At the request of the government, she gave up her career as a scholar in international political science and took up a new life course as minister at the Permanent Mission of Japan to the United Nations. Then, after leaving UNHCR, she assumed the post of president of the Japan International Cooperation Agency (JICA) at the age of 76. She likely accepted all of these tasks out of a sense of public service.

It was obvious to everyone that she had no attachment to money or position, and that she possessed a strong determination to accomplish her mission. These characteristics earned her respect at the United Nations, which is in fact a worldly place.

Ogata also liked new things. She was delighted when I took her to a restaurant she had never visited before. She also tried out every new IT device that came her way.
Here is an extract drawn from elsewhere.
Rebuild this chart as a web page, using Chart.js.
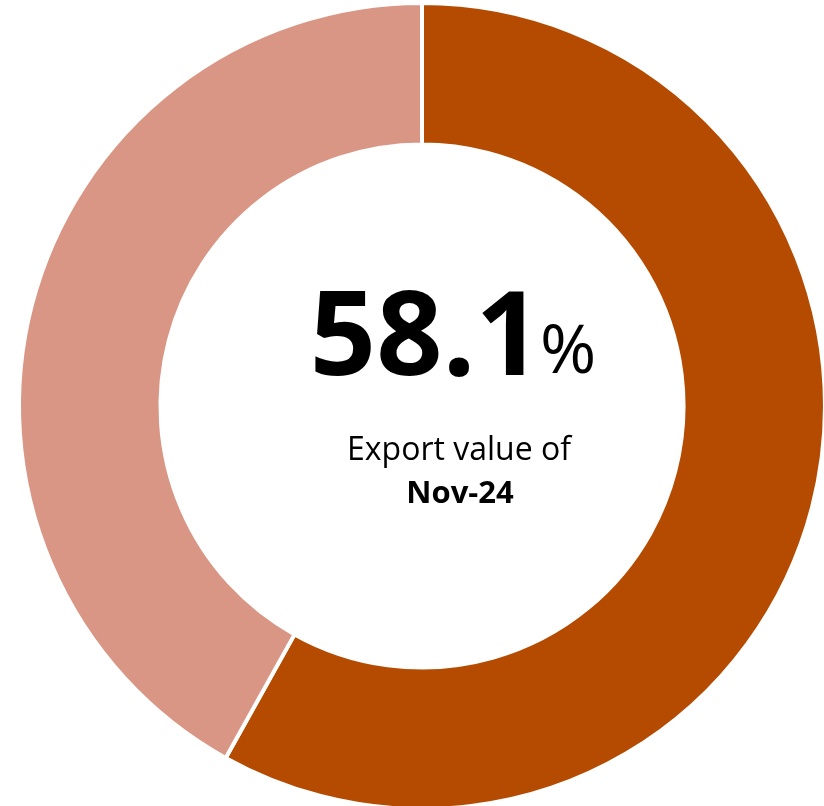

She liked cutting-edge ideas more than anything.

Regarding advice for working women, she said: “Women with families have a later work cycle than men. Take your time and prepare for a protracted struggle.”

Many Japanese staff members who have been influenced by Ogata are now actively involved in front-line work at the United Nations. Ogata has bequeathed to Japan a new generation of internationally minded people who learned from observing her own way of living.